Task goal. Below this line is a listing that includes pictures. Copy exactly, and only, the lines from the one containing "Clone this diagram in SVG." through the one containing "exercícios motores artísticos</text></g>"; the pictures do not go in the copy.

________________________

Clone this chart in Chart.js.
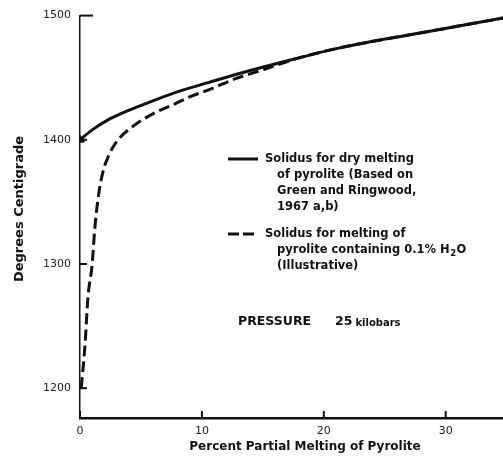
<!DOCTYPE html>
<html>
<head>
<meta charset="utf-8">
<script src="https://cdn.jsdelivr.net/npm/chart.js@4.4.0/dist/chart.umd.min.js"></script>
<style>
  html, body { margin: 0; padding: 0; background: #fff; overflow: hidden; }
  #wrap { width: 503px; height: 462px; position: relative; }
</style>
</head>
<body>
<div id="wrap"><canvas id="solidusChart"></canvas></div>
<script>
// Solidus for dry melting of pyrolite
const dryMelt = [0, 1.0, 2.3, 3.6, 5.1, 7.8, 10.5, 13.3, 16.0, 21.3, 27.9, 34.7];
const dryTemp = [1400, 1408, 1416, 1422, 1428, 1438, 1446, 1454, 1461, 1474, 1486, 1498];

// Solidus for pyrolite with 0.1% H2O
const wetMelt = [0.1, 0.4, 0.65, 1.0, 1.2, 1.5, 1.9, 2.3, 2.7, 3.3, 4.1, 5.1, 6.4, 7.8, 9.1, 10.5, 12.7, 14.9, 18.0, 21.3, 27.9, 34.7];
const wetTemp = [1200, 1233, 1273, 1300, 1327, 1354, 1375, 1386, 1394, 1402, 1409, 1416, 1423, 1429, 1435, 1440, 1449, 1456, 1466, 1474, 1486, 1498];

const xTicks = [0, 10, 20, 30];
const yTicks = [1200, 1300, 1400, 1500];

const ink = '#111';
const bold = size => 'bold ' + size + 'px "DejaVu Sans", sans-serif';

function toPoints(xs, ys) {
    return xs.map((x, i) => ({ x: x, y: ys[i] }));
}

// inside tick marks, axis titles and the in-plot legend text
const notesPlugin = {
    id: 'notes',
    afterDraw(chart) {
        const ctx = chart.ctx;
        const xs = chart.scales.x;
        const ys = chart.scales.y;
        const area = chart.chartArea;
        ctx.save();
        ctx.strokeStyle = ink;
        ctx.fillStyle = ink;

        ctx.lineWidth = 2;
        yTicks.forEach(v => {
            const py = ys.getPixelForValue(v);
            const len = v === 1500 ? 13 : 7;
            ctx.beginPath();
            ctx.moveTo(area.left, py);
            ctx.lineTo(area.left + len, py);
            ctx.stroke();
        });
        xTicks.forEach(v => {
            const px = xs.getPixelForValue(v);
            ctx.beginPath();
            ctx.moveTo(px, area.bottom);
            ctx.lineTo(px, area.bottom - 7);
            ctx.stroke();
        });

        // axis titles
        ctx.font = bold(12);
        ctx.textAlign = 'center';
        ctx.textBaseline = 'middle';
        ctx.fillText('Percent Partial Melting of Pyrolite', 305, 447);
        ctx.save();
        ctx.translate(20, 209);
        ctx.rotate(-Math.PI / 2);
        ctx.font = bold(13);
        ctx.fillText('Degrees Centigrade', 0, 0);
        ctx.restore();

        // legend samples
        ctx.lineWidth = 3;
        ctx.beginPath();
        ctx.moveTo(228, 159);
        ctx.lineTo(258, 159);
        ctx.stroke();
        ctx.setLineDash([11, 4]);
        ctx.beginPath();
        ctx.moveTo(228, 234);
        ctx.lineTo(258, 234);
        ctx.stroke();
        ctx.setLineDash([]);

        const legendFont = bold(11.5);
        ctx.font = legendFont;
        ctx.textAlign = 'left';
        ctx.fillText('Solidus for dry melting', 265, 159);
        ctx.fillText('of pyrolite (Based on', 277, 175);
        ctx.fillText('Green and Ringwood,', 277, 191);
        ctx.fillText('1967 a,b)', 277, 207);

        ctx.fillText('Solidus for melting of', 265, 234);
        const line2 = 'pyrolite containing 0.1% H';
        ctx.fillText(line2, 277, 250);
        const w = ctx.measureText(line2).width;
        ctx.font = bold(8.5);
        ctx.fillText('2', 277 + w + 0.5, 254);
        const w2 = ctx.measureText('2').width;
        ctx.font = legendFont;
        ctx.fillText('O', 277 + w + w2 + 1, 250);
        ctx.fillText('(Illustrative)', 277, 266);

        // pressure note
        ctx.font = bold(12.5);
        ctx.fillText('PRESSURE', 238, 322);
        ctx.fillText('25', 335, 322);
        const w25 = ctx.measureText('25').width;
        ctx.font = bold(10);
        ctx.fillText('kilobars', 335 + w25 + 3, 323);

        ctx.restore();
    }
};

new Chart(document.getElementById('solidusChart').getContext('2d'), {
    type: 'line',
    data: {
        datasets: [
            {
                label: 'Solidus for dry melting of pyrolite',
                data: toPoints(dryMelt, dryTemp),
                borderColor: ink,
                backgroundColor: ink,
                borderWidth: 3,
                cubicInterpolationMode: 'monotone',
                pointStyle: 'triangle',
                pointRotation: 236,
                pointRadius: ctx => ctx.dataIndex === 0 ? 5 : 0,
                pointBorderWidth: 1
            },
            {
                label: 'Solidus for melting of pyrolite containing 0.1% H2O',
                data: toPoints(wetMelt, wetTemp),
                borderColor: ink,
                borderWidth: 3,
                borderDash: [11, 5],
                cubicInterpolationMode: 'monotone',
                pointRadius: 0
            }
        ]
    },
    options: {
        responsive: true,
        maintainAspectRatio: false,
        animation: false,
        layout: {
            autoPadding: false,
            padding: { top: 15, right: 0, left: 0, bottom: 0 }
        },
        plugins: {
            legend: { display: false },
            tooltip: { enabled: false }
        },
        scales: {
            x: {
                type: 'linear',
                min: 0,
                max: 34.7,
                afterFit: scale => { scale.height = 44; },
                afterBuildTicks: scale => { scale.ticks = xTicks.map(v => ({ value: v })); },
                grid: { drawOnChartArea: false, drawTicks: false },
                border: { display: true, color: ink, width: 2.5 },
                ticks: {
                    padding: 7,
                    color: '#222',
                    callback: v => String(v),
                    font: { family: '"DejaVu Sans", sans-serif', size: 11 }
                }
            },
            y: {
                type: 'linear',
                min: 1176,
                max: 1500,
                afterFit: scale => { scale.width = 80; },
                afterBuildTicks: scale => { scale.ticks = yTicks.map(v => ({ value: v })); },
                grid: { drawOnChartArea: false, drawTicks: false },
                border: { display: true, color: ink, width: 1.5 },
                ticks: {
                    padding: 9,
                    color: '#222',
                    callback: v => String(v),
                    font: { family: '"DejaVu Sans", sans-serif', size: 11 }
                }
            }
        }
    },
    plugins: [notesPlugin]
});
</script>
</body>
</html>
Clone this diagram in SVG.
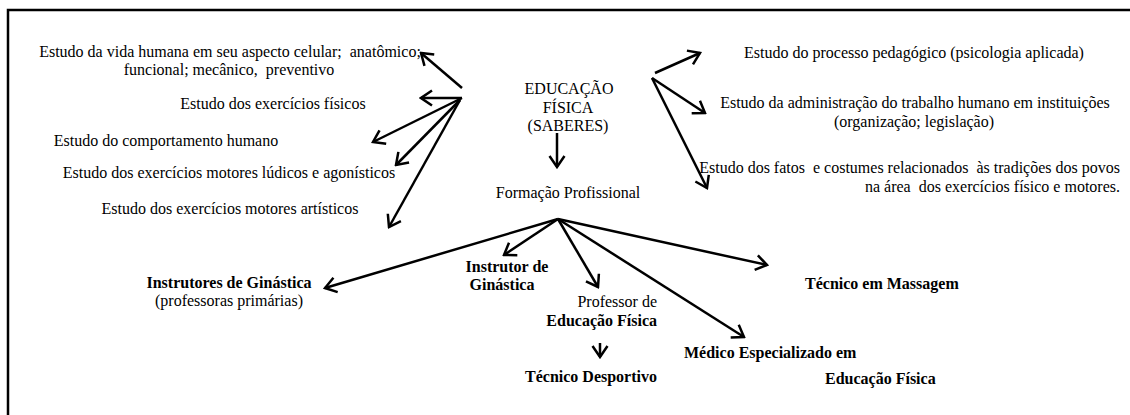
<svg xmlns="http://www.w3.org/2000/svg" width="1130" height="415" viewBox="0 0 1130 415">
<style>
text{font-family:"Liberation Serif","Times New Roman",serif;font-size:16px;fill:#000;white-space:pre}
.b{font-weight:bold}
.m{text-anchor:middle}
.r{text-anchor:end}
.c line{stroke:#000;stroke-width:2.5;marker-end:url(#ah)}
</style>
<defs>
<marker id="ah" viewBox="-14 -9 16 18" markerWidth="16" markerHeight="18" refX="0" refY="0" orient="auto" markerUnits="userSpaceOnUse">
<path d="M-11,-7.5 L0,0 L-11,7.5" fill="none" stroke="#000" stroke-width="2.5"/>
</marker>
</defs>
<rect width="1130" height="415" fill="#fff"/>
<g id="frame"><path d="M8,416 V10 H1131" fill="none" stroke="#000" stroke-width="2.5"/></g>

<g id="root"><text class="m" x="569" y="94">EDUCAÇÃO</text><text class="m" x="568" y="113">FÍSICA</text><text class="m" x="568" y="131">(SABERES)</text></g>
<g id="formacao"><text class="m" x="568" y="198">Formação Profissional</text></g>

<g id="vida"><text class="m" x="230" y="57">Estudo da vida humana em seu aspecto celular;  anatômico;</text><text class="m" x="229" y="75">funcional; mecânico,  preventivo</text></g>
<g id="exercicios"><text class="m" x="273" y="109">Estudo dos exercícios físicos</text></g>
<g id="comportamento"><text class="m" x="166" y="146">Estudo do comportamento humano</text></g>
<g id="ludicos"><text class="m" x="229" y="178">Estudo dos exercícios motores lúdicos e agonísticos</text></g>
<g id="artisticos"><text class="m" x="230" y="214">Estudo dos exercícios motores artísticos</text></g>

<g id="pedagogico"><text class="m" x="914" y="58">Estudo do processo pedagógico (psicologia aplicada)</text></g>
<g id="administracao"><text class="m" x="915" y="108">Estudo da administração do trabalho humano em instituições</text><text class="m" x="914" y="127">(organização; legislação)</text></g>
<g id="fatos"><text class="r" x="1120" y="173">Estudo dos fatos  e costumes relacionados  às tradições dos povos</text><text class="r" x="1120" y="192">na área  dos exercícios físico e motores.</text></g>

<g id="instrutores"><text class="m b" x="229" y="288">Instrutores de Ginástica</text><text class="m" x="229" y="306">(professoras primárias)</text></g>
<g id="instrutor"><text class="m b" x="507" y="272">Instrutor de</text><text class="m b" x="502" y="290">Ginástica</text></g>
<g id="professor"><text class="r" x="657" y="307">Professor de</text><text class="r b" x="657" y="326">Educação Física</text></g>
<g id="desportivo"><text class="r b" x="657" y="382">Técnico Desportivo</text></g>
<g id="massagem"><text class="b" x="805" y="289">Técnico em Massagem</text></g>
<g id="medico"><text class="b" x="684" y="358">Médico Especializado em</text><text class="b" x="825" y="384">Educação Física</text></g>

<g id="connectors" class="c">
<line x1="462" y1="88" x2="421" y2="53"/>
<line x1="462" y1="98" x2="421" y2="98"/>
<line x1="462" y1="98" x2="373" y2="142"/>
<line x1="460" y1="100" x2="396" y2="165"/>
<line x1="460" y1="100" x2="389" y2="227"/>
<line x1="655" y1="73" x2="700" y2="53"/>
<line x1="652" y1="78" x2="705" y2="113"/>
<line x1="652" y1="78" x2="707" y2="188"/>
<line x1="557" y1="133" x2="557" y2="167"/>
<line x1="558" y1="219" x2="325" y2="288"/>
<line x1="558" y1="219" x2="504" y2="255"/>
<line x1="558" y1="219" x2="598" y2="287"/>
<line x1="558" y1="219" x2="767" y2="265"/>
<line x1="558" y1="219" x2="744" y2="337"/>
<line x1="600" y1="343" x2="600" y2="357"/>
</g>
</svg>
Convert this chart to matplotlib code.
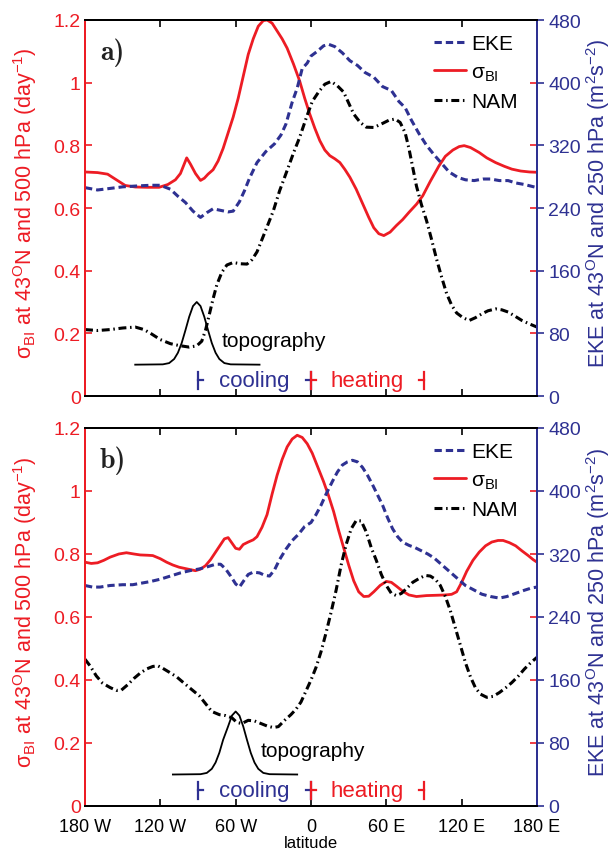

________________________

The result.
Clone this diagram in SVG.
<svg xmlns="http://www.w3.org/2000/svg" width="1130" height="415" viewBox="0 0 1130 415">
<style>
text{font-family:"Liberation Serif","Times New Roman",serif;font-size:16px;fill:#000;white-space:pre}
.b{font-weight:bold}
.m{text-anchor:middle}
.r{text-anchor:end}
.c line{stroke:#000;stroke-width:2.5;marker-end:url(#ah)}
</style>
<defs>
<marker id="ah" viewBox="-14 -9 16 18" markerWidth="16" markerHeight="18" refX="0" refY="0" orient="auto" markerUnits="userSpaceOnUse">
<path d="M-11,-7.5 L0,0 L-11,7.5" fill="none" stroke="#000" stroke-width="2.5"/>
</marker>
</defs>
<rect width="1130" height="415" fill="#fff"/>
<g id="frame"><path d="M8,416 V10 H1131" fill="none" stroke="#000" stroke-width="2.5"/></g>

<g id="root"><text class="m" x="569" y="94">EDUCAÇÃO</text><text class="m" x="568" y="113">FÍSICA</text><text class="m" x="568" y="131">(SABERES)</text></g>
<g id="formacao"><text class="m" x="568" y="198">Formação Profissional</text></g>

<g id="vida"><text class="m" x="230" y="57">Estudo da vida humana em seu aspecto celular;  anatômico;</text><text class="m" x="229" y="75">funcional; mecânico,  preventivo</text></g>
<g id="exercicios"><text class="m" x="273" y="109">Estudo dos exercícios físicos</text></g>
<g id="comportamento"><text class="m" x="166" y="146">Estudo do comportamento humano</text></g>
<g id="ludicos"><text class="m" x="229" y="178">Estudo dos exercícios motores lúdicos e agonísticos</text></g>
<g id="artisticos"><text class="m" x="230" y="214">Estudo dos exercícios motores artísticos</text></g>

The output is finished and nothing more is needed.